Ambassador Willy Gaa said he was saddened by the news, noting that “Nonoy used his talents to promote the Philippines and the interests of Filipinos and the larger Asian community in the United States for many years.”

The last time we got a chance to shoot the breeze was at a dinner he tendered for Ben Cal, an old friend and comrade in the Defense Press Corps (DPC) which he covers for the Philippine News Agency (PNA).

He was among the first Fil-Am community leaders we met in Washington DC. Nonoy and my father worked in the pre-Martial Law Manila Chronicle, where he was Pacific Northwest and Canada bureau chief in 1960-65.

Over a slow, leisurely supper overlooking the Potomac River marina, he pressed on the need to highlight the positive aspects of Filipinos and the Philippines.

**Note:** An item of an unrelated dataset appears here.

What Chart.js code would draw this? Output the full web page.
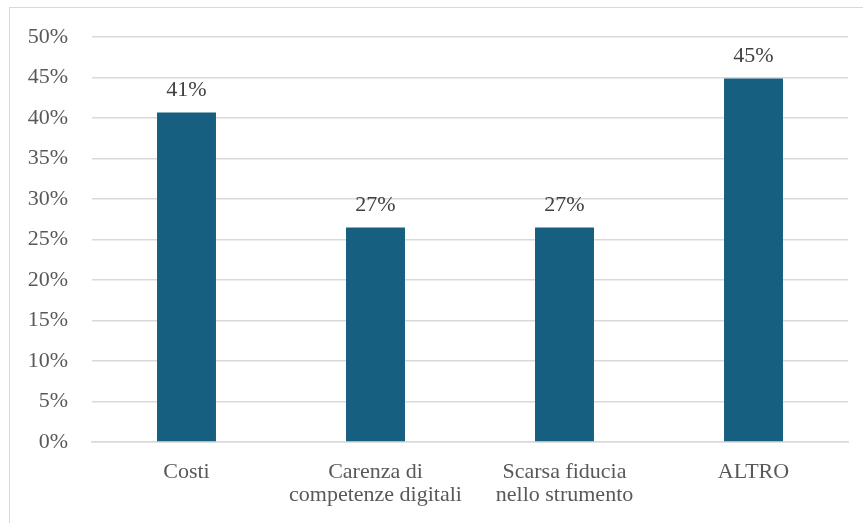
<!DOCTYPE html>
<html>
<head>
<meta charset="utf-8">
<script src="https://cdn.jsdelivr.net/npm/chart.js@4.4.1/dist/chart.umd.min.js"></script>
<style>
    body { margin: 0; background: #fff; }
    #wrap { position: relative; width: 863px; height: 523px; }
    #frame { position: absolute; left: 9px; top: 7px; width: 860px; height: 530px; border: 1px solid #d9d9d9; }
    canvas { position: absolute; left: 0; top: 0; }
</style>
</head>
<body>
<div id="wrap">
    <div id="frame"></div>
    <canvas id="grafico" width="863" height="523"></canvas>
</div>
<script>
const categorie = [['Costi'], ['Carenza di', 'competenze digitali'], ['Scarsa fiducia', 'nello strumento'], ['ALTRO']];
const percentuali = [40.7, 26.5, 26.5, 44.9];
const tickMax = 50;
const tickStep = 5;

const coloreBarre = '#175f80';
const fontTesto = { family: '"Liberation Serif", "Times New Roman", serif', size: 22 };

// etichette con la percentuale sopra ogni barra
const etichetteValori = {
    id: 'etichetteValori',
    afterDatasetsDraw(chart) {
        const ctx = chart.ctx;
        const meta = chart.getDatasetMeta(0);
        ctx.save();
        ctx.font = fontTesto.size + 'px ' + fontTesto.family;
        ctx.fillStyle = '#404040';
        ctx.textAlign = 'center';
        ctx.textBaseline = 'alphabetic';
        meta.data.forEach((bar, i) => {
            ctx.fillText(Math.round(percentuali[i]) + '%', bar.x, bar.y - 16);
        });
        ctx.restore();
    }
};

document.addEventListener('DOMContentLoaded', function() {
    const ctx = document.getElementById('grafico').getContext('2d');
    new Chart(ctx, {
        type: 'bar',
        data: {
            labels: categorie,
            datasets: [{
                data: percentuali,
                backgroundColor: coloreBarre,
                barPercentage: 0.312,
                categoryPercentage: 1
            }]
        },
        options: {
            responsive: false,
            animation: false,
            layout: { padding: { top: 37, right: 15, bottom: 0, left: 0 } },
            plugins: {
                legend: { display: false },
                tooltip: { enabled: false }
            },
            scales: {
                y: {
                    min: 0,
                    max: tickMax,
                    afterFit: scale => { scale.width = 92; },
                    ticks: {
                        stepSize: tickStep,
                        padding: 24,
                        color: '#595959',
                        font: fontTesto,
                        callback: v => v + '%'
                    },
                    grid: { color: '#d9d9d9', lineWidth: 1.5, drawTicks: false },
                    border: { display: false }
                },
                x: {
                    afterFit: scale => { scale.height = 81; },
                    ticks: {
                        padding: 19,
                        color: '#595959',
                        font: { family: fontTesto.family, size: 22, lineHeight: 1.05 },
                        maxRotation: 0
                    },
                    grid: { display: false, drawTicks: false },
                    border: { color: '#d9d9d9', width: 1.5 }
                }
            }
        },
        plugins: [etichetteValori]
    });
});
</script>
</body>
</html>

He prided himself as a journalist (he’s been a member of the National Press Club since 1993) although much of his accomplishments revolved around thinking up ways to boost Filipinos as well as the Asian-Pacific Islander community.

He revealed how he first broached the concept for a “Balikbayan” program to then Tourism Secretary Jose Aspiras as a way to entice Filipinos, especially those who’ve done well in the US, to go back, relax and enjoy, rediscover their roots, and more importantly perhaps, to see how they could help the Philippines.

The government formally launched the Balikbayan program in 1989. It provides incentives for all Filipinos who have been out of the country for a year or longer, including those naturalized in another country.

Nonoy was appointed to then President Gerald Ford’s advisory board on Asian-American affairs; served as public relations assistant to then Congressmen Matthew Martinez of California and Ben Blas of Guam. DC Mayor Marion Barry Jr. appointed him to the Commission on Asian and Pacific Islander Affairs in 1996. And he served as an Asian American specialist in the 1984 Reagan-Bush presidential campaign.

He established the TOFA in 1990 after surviving his first heart attack, convinced God had spared his life for a purpose. The roster of TOFA awardees is a virtual who’s who of outstanding Filipinos in the US and Canada.

More recently, he started PinoyGlobal to practice his concept of positive reporting, convinced that news should be a source of information as well as inspiration.

“That is something our people yearn for, especially for those who’ve been away for so long. Living in a different country, we want to be proud of the country of our birth, and I know there is plenty that we can be proud of,” Nonoy declared.